## Task prompt
Determine which lines of the records include the word "this", and copy them.

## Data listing
────────────────

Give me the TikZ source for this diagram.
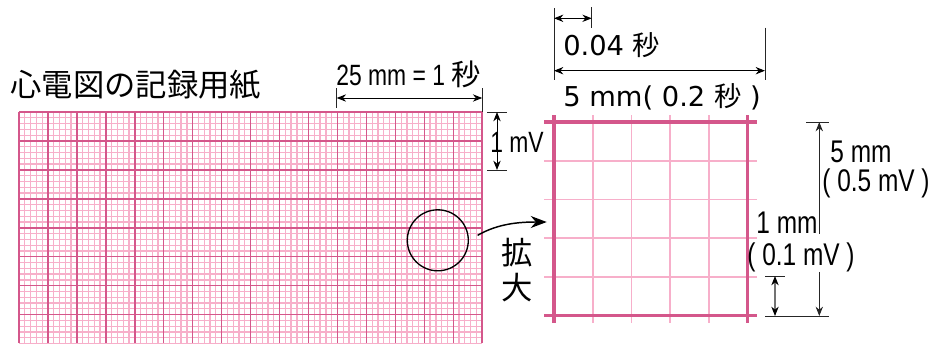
\documentclass[tikz,border=0pt]{standalone}
\usepackage{fontspec}
\setmainfont{Noto Sans CJK JP}
\newfontfamily\narrowfont[FakeStretch=0.78]{Liberation Sans}
\newfontfamily\dejafont{DejaVu Sans}
\usetikzlibrary{arrows.meta}
\definecolor{majorpink}{HTML}{D4578B}
\definecolor{minorpink}{HTML}{F7AFCA}

\begin{document}
\begin{tikzpicture}[
  x=0.75pt, y=-0.75pt,
  minorline/.style={minorpink, line width=0.95pt},
  majorline/.style={majorpink, line width=1.1pt},
  thinline/.style={minorpink, line width=1.2pt},
  thickline/.style={majorpink, line width=2.4pt},
  tick/.style={black!85, line width=0.7pt},
  dim/.style={{Stealth[length=7pt,width=5.5pt]}-{Stealth[length=7pt,width=5.5pt]}, line width=0.7pt},
  dimgray/.style={{Stealth[length=7pt,width=5.5pt,black]}-{Stealth[length=7pt,width=5.5pt,black]}, gray!90!black, line width=0.8pt},
  magarr/.style={-{Stealth[length=12pt,width=9pt]}, line width=1.1pt},
  narrowlbl/.style={font=\narrowfont\fontsize{22}{22}\selectfont, inner sep=0pt},
  sidelbl/.style={font=\narrowfont\fontsize{23.5}{23.5}\selectfont, inner sep=0pt},
  dejalbl/.style={font=\dejafont\fontsize{20.5}{20.5}\selectfont, inner sep=0pt, anchor=west},
  jplbl/.style={font=\fontsize{23.5}{26}\selectfont, inner sep=0pt, align=center},
]
\useasboundingbox (0,0) rectangle (932,343);
% ================= recording paper =================
\foreach \i in {0,...,80} {\draw[minorline] (19+\i*5.79,112) -- (19+\i*5.79,343);}
\foreach \j in {0,...,40} {\draw[minorline] (19,112+\j*5.79) -- (482.2,112+\j*5.79);}
\foreach \i in {0,...,16} {\draw[majorline] (19+\i*28.95,112) -- (19+\i*28.95,343);}
\foreach \j in {0,...,7} {\draw[majorline] (19,112+\j*28.95) -- (482.2,112+\j*28.95);}
\node[jplbl] (title) at (136,85) {心電図の記録用紙};
% 25 mm = 1 s
\coordinate (secL) at (336.7,98);
\coordinate (secR) at (482.2,98);
\draw[tick] (secL) ++(0,-10) -- ++(0,20);
\draw[tick] (secR) ++(0,-10) -- ++(0,24);
\draw[dim] (secL) -- (secR);
\node[narrowlbl] (secLbl) at (408.5,74) {25 mm = 1 {\normalfont 秒}};
% 1 mV
\coordinate (mvT) at (497,112);
\coordinate (mvB) at (497,170);
\draw[tick] (mvT) ++(-10,0) -- ++(20,0);
\draw[tick] (mvB) ++(-10,0) -- ++(20,0);
\draw[dim] (mvT) -- (mvB);
\node[narrowlbl] (mvLbl) at (517,142) {1 mV};
% ================= magnification =================
\node[circle, draw, line width=1pt, minimum size=45.75pt, inner sep=0pt] (zoomc) at (437.8,240.3) {};
\node[minimum width=145.5pt, minimum height=145.5pt, inner sep=0pt] (mag) at (651,219) {};
\draw[magarr, shorten <=7.5pt, shorten >=5.25pt] (zoomc.east) to[out=30, in=180] ([yshift=-2.25pt]mag.west);
\node[jplbl] (kakudai) at (517,270) {拡\\大};
% enlarged square
\foreach \i in {1,...,4} {
  \draw[thinline] (554+\i*38.7,115) -- (554+\i*38.7,322.5);
  \draw[thinline] (544,122+\i*38.7) -- (757,122+\i*38.7);
}
\foreach \i in {0,5} {
  \draw[thickline] (554+\i*38.7,115) -- (554+\i*38.7,322.5);
  \draw[thickline] (544,122+\i*38.7) -- (757,122+\i*38.7);
}
% ================= time dimensions =================
\coordinate (tL) at (554,18.3);
\coordinate (tS) at (591.7,18.3);
\coordinate (wL) at (554,70.7);
\coordinate (wR) at (765,70.7);
\draw[tick] (tL) ++(0,-10) -- ++(0,72);
\draw[tick] (tS) ++(0,-11) -- ++(0,21);
\draw[tick] (wR) ++(0,-43) -- ++(0,52);
\draw[dim] (tL) -- (tS);
\draw[dim] (wL) -- (wR);
\node[dejalbl] (minLbl) at (563,45) {0.04 {\normalfont 秒}};
\node[dejalbl] (bigLbl) at (563,97) {5 mm( 0.2 {\normalfont 秒} )};
% ================= voltage dimensions =================
\node[sidelbl] (fiveLbl) at (861,152) {5 mm};
\node[sidelbl] (fiveMv) at (876,183) {( 0.5 mV )};
\node[sidelbl] (oneLbl) at (787,223) {1 mm};
\node[sidelbl] (oneMv) at (801,257) {( 0.1 mV )};
\coordinate (vT) at (819.3,122);
\coordinate (vB) at (819.3,316);
\coordinate (hT) at (775,276);
\coordinate (hB) at (775,316);
\draw[tick] (vT) ++(-13.3,0) -- ++(23.3,0);
\draw[tick] (vB) ++(-54.3,0) -- ++(64.3,0);
\draw[tick] (hT) ++(-10,0) -- ++(20,0);
\draw[tick, {Stealth[length=7pt,width=5.5pt]}-] (vT) -- (vT |- oneLbl.south);
\draw[tick, -{Stealth[length=7pt,width=5.5pt]}] (vB |- oneMv.south) -- (vB);
\draw[dimgray] (hT) -- (hB);
\end{tikzpicture}
\end{document}
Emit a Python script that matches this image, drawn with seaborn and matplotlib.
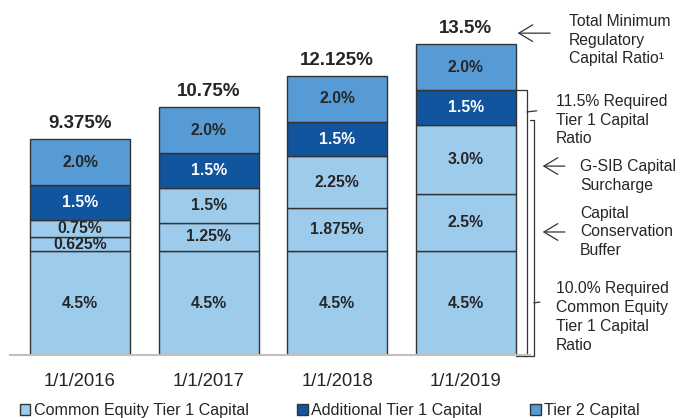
import numpy as np
import pandas as pd
import seaborn as sns
import matplotlib.pyplot as plt
from matplotlib.patches import Patch

dates = ["1/1/2016", "1/1/2017", "1/1/2018", "1/1/2019"]
cet1_minimum = [4.5, 4.5, 4.5, 4.5]
conservation_buffer = [0.625, 1.25, 1.875, 2.5]
gsib_surcharge = [0.75, 1.5, 2.25, 3.0]
additional_tier1 = [1.5, 1.5, 1.5, 1.5]
tier2 = [2.0, 2.0, 2.0, 2.0]
legend_labels = ["Common Equity Tier 1 Capital", "Additional Tier 1 Capital", "Tier 2 Capital"]

light = "#9DCBEC"
dark = "#11559F"
mid = "#569BD6"
edge = "#333333"

sns.set_theme(style="white")
plt.rcParams['font.family'] = ['Liberation Sans', 'DejaVu Sans']

fig = plt.figure(figsize=(6.8, 4.18), dpi=100)
ax = fig.add_axes([0.0154, 0.1507, 0.7644, 0.8014])

layers = [
    (cet1_minimum, light, "#262626"),
    (conservation_buffer, light, "#262626"),
    (gsib_surcharge, light, "#262626"),
    (additional_tier1, dark, "white"),
    (tier2, mid, "#262626"),
]


def fmt(v):
    return f"{v:.1f}%" if float(v * 10).is_integer() else f"{v:g}%"


bottom = np.zeros(len(dates))
for values, color, tcolor in layers:
    df = pd.DataFrame({"date": dates, "value": values})
    sns.barplot(data=df, x="date", y="value", bottom=bottom, color=color,
                saturation=1, edgecolor=edge, linewidth=1, width=0.777,
                errorbar=None, ax=ax)
    for i, v in enumerate(values):
        ax.text(i, bottom[i] + v / 2, fmt(v), ha="center", va="center",
                fontsize=11.3, fontweight="bold", color=tcolor)
    bottom = bottom + np.array(values)

# totals above bars
for i, total in enumerate(bottom):
    ax.annotate(f"{total:g}%", (i, total), xytext=(0, 5), textcoords="offset points",
                ha="center", va="bottom", fontsize=13.5, fontweight="bold", color="#262626")

ax.set_xlim(-0.54, 3.5)
ax.set_ylim(0, 14.54)
ax.set_xlabel("")
ax.set_ylabel("")
ax.set_yticks([])
ax.tick_params(axis="x", length=0, pad=13, labelsize=13.3, colors="#262626")
for s in ["left", "right", "top"]:
    ax.spines[s].set_visible(False)
ax.spines["bottom"].set_color("#C0C0C0")
ax.spines["bottom"].set_linewidth(1.5)

# brackets on the right of the last bar
line_kw = dict(color="#333333", lw=0.9, clip_on=False)
ax.plot([3.39, 3.474, 3.474, 3.39], [11.5, 11.5, -0.05, -0.05], **line_kw)
ax.plot([3.474, 3.55], [10.55, 10.6], **line_kw)
ax.plot([3.50, 3.528, 3.528, 3.45], [10.2, 10.2, -0.05, -0.05], **line_kw)
ax.plot([3.528, 3.575], [2.26, 2.3], **line_kw)

arrow_kw = dict(arrowstyle="->, head_length=0.5, head_width=0.3", color="#333333",
                lw=0.9, mutation_scale=20)
ax.annotate("", xy=(3.38, 13.97), xytext=(3.676, 13.97), arrowprops=arrow_kw, annotation_clip=False)
ax.annotate("", xy=(3.575, 8.2), xytext=(3.79, 8.2), arrowprops=arrow_kw, annotation_clip=False)
ax.annotate("", xy=(3.575, 5.34), xytext=(3.79, 5.34), arrowprops=arrow_kw, annotation_clip=False)

txt_kw = dict(fontsize=11.3, color="#262626", ha="left", va="center", linespacing=1.32)
fig.text(569 / 680, 1 - 40 / 418, "Total Minimum\nRegulatory\nCapital Ratio\u00b9", **txt_kw)
fig.text(556 / 680, 1 - 120 / 418, "11.5% Required\nTier 1 Capital\nRatio", **txt_kw)
fig.text(580 / 680, 1 - 176 / 418, "G-SIB Capital\nSurcharge", **txt_kw)
fig.text(580 / 680, 1 - 232 / 418, "Capital\nConservation\nBuffer", **txt_kw)
fig.text(556 / 680, 1 - 317 / 418, "10.0% Required\nCommon Equity\nTier 1 Capital\nRatio", **txt_kw)

handles = [Patch(facecolor=c, edgecolor=edge, linewidth=1) for c in [light, dark, mid]]
fig.legend(handles, legend_labels, loc="center left", bbox_to_anchor=(20 / 680, 1 - 411 / 418),
           ncol=3, frameon=False, fontsize=11.6, handlelength=0.65, handleheight=0.65,
           handletextpad=0.2, columnspacing=3.0, borderaxespad=0, borderpad=0)

fig.savefig("out.png", dpi=100)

────────────────

## Expected answer
Give me the TikZ source for this diagram.
Emit a Python script that matches this image, drawn with seaborn and matplotlib.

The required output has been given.